▶ _Information supplied_:

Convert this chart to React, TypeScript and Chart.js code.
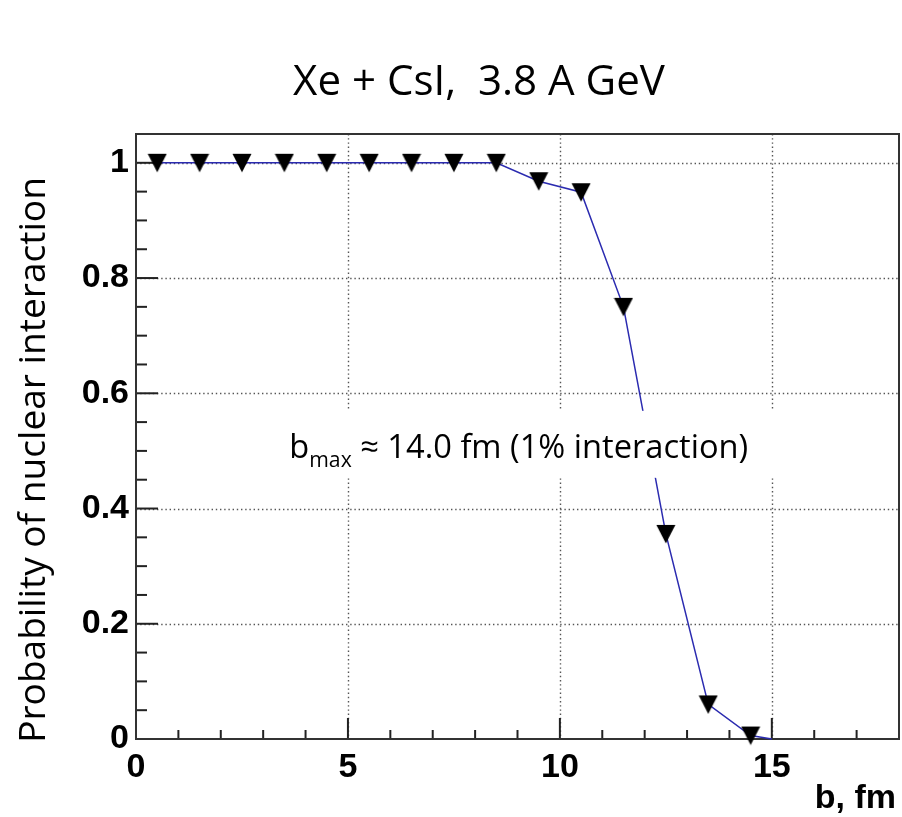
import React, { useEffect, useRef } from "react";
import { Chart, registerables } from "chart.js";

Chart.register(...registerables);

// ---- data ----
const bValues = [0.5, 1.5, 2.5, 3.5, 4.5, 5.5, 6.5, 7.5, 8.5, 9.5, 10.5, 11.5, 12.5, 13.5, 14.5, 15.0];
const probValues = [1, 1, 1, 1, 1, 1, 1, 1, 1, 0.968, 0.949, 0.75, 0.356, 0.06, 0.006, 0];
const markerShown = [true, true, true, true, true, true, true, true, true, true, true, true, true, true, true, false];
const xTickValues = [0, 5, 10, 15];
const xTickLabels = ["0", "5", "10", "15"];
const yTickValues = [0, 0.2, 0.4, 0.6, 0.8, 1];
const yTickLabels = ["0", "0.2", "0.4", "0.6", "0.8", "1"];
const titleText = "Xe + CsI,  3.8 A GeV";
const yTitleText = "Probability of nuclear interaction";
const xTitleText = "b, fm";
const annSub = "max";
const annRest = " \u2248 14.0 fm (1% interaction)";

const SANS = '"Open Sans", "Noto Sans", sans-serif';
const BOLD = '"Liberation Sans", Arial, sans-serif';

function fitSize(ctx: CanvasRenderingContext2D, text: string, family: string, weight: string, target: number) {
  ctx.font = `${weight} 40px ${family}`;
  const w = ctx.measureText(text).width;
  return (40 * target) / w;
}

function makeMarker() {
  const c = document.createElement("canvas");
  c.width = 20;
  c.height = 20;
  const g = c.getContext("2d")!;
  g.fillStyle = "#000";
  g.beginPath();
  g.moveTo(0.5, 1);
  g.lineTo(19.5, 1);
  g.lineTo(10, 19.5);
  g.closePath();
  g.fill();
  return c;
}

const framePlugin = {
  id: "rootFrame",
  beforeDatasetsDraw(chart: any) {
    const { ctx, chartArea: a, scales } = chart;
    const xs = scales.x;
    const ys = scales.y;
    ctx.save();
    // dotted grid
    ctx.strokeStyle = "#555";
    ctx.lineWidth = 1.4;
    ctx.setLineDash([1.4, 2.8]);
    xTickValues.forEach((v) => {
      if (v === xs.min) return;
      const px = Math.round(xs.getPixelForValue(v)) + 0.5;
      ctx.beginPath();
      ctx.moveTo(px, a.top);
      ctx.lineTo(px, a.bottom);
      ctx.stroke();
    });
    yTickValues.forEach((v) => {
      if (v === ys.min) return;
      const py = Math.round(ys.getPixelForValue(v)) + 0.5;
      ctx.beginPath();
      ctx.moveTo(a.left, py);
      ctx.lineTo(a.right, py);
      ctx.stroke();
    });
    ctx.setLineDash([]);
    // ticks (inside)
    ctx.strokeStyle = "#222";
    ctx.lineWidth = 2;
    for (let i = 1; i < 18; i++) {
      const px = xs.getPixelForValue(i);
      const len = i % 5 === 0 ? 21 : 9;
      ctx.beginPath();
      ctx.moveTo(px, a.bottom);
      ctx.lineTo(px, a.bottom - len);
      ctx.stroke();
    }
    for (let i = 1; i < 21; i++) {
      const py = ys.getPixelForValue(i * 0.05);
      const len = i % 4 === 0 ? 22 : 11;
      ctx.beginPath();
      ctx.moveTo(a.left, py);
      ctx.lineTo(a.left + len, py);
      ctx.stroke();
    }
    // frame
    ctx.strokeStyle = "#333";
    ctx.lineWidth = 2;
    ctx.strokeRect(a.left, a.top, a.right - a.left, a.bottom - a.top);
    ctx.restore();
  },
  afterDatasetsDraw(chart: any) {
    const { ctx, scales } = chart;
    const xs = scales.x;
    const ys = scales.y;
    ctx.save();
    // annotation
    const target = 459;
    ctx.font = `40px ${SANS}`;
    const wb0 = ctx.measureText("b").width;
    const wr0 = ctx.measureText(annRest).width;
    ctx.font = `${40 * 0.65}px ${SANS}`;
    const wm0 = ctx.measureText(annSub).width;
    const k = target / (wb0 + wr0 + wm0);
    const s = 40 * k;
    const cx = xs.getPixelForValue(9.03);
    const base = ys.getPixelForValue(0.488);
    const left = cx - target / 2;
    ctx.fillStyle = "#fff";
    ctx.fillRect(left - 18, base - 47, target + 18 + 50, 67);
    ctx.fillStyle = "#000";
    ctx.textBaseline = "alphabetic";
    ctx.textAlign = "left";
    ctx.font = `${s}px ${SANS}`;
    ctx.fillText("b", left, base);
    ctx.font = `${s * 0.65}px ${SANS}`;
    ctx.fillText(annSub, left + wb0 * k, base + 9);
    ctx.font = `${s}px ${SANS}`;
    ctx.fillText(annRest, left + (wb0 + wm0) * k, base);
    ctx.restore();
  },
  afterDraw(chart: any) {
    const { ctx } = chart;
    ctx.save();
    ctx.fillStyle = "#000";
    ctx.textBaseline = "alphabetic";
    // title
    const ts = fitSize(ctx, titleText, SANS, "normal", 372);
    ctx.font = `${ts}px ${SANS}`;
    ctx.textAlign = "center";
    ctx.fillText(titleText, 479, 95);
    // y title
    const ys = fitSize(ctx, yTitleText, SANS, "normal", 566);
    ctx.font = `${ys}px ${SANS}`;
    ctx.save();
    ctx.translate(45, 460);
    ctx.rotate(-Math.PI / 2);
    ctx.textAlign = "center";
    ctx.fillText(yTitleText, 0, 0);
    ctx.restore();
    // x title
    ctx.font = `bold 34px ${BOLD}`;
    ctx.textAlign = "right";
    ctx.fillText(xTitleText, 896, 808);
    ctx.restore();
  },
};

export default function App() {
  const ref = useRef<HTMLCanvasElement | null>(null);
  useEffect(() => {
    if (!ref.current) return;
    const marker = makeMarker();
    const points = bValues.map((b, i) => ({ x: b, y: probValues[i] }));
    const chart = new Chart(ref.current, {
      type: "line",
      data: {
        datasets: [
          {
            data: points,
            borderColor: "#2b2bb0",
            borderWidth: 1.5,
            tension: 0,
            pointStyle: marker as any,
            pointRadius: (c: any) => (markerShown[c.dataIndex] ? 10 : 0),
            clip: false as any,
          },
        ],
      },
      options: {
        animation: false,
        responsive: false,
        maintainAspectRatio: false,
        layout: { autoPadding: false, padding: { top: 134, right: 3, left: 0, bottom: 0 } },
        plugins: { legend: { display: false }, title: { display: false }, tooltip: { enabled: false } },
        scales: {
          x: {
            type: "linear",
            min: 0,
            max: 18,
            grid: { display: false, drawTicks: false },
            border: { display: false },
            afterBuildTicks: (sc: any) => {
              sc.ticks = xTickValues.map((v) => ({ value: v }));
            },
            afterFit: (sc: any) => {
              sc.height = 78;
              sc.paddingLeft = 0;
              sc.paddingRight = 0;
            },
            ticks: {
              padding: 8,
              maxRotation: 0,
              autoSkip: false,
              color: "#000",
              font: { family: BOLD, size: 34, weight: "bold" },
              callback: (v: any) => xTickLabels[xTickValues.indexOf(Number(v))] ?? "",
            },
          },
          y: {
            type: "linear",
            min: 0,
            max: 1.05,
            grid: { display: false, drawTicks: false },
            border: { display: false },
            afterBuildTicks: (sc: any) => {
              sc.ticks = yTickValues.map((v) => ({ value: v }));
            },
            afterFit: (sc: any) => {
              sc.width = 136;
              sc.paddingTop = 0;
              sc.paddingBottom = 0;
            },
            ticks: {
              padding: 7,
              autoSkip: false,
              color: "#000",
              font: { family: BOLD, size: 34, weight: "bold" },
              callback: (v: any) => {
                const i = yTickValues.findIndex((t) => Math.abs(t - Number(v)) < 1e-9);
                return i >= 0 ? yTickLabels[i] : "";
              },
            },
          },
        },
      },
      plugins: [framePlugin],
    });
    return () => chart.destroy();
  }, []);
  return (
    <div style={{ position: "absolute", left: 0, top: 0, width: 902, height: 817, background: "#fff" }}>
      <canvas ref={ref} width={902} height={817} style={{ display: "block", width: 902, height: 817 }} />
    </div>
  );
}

▶ _Exercise_:
Take the lines from the start of the material to the line with "Chart.register(...registerables);", both included, and transcribe them exactly without the pictures.

▶ _Solution for this problem_:
Convert this chart to React, TypeScript and Chart.js code.
import React, { useEffect, useRef } from "react";
import { Chart, registerables } from "chart.js";

Chart.register(...registerables);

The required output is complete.